╭─ DATA PROVIDED
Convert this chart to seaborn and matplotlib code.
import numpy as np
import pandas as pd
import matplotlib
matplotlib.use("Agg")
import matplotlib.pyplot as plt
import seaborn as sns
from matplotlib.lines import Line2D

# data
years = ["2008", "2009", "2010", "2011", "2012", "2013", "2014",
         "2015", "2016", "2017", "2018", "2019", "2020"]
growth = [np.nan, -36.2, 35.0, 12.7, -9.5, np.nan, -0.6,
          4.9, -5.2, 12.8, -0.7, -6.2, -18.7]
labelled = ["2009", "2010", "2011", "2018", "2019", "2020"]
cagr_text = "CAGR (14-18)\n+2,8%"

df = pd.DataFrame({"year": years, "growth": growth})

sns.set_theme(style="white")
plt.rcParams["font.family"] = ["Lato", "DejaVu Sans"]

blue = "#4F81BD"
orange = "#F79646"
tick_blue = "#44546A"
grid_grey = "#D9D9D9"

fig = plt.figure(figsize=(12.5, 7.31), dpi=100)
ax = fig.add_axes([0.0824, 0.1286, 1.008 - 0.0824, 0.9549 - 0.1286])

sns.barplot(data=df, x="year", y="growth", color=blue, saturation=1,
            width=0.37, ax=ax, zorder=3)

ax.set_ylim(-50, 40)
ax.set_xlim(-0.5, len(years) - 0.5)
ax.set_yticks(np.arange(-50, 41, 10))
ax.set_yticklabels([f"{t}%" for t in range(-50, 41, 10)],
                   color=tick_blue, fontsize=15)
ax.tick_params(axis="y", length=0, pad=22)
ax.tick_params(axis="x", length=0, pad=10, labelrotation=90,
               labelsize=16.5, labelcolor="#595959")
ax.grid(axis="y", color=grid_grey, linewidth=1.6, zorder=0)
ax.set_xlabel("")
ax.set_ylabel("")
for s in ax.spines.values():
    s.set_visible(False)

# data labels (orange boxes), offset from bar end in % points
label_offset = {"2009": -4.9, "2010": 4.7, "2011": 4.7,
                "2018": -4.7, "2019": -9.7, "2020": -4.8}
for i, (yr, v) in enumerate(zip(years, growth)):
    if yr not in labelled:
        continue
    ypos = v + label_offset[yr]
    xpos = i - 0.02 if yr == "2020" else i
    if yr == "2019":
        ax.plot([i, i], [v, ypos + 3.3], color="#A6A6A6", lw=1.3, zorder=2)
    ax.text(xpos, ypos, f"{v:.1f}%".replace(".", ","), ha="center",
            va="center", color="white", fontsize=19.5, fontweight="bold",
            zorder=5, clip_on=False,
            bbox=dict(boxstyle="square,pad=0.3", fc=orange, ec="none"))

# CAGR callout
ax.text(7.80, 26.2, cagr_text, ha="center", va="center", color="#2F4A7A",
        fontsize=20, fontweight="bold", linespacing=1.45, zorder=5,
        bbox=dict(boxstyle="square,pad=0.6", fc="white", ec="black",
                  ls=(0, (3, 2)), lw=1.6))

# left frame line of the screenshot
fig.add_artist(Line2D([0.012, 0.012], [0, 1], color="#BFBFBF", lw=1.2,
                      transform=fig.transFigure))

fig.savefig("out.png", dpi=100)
╰─
* _YOUR OBJECTIVE_
Hand back the material above in full, exactly as written.

* _RESPONSE TO THE EXERCISE_
Convert this chart to seaborn and matplotlib code.
import numpy as np
import pandas as pd
import matplotlib
matplotlib.use("Agg")
import matplotlib.pyplot as plt
import seaborn as sns
from matplotlib.lines import Line2D

# data
years = ["2008", "2009", "2010", "2011", "2012", "2013", "2014",
         "2015", "2016", "2017", "2018", "2019", "2020"]
growth = [np.nan, -36.2, 35.0, 12.7, -9.5, np.nan, -0.6,
          4.9, -5.2, 12.8, -0.7, -6.2, -18.7]
labelled = ["2009", "2010", "2011", "2018", "2019", "2020"]
cagr_text = "CAGR (14-18)\n+2,8%"

df = pd.DataFrame({"year": years, "growth": growth})

sns.set_theme(style="white")
plt.rcParams["font.family"] = ["Lato", "DejaVu Sans"]

blue = "#4F81BD"
orange = "#F79646"
tick_blue = "#44546A"
grid_grey = "#D9D9D9"

fig = plt.figure(figsize=(12.5, 7.31), dpi=100)
ax = fig.add_axes([0.0824, 0.1286, 1.008 - 0.0824, 0.9549 - 0.1286])

sns.barplot(data=df, x="year", y="growth", color=blue, saturation=1,
            width=0.37, ax=ax, zorder=3)

ax.set_ylim(-50, 40)
ax.set_xlim(-0.5, len(years) - 0.5)
ax.set_yticks(np.arange(-50, 41, 10))
ax.set_yticklabels([f"{t}%" for t in range(-50, 41, 10)],
                   color=tick_blue, fontsize=15)
ax.tick_params(axis="y", length=0, pad=22)
ax.tick_params(axis="x", length=0, pad=10, labelrotation=90,
               labelsize=16.5, labelcolor="#595959")
ax.grid(axis="y", color=grid_grey, linewidth=1.6, zorder=0)
ax.set_xlabel("")
ax.set_ylabel("")
for s in ax.spines.values():
    s.set_visible(False)

# data labels (orange boxes), offset from bar end in % points
label_offset = {"2009": -4.9, "2010": 4.7, "2011": 4.7,
                "2018": -4.7, "2019": -9.7, "2020": -4.8}
for i, (yr, v) in enumerate(zip(years, growth)):
    if yr not in labelled:
        continue
    ypos = v + label_offset[yr]
    xpos = i - 0.02 if yr == "2020" else i
    if yr == "2019":
        ax.plot([i, i], [v, ypos + 3.3], color="#A6A6A6", lw=1.3, zorder=2)
    ax.text(xpos, ypos, f"{v:.1f}%".replace(".", ","), ha="center",
            va="center", color="white", fontsize=19.5, fontweight="bold",
            zorder=5, clip_on=False,
            bbox=dict(boxstyle="square,pad=0.3", fc=orange, ec="none"))

# CAGR callout
ax.text(7.80, 26.2, cagr_text, ha="center", va="center", color="#2F4A7A",
        fontsize=20, fontweight="bold", linespacing=1.45, zorder=5,
        bbox=dict(boxstyle="square,pad=0.6", fc="white", ec="black",
                  ls=(0, (3, 2)), lw=1.6))

# left frame line of the screenshot
fig.add_artist(Line2D([0.012, 0.012], [0, 1], color="#BFBFBF", lw=1.2,
                      transform=fig.transFigure))

fig.savefig("out.png", dpi=100)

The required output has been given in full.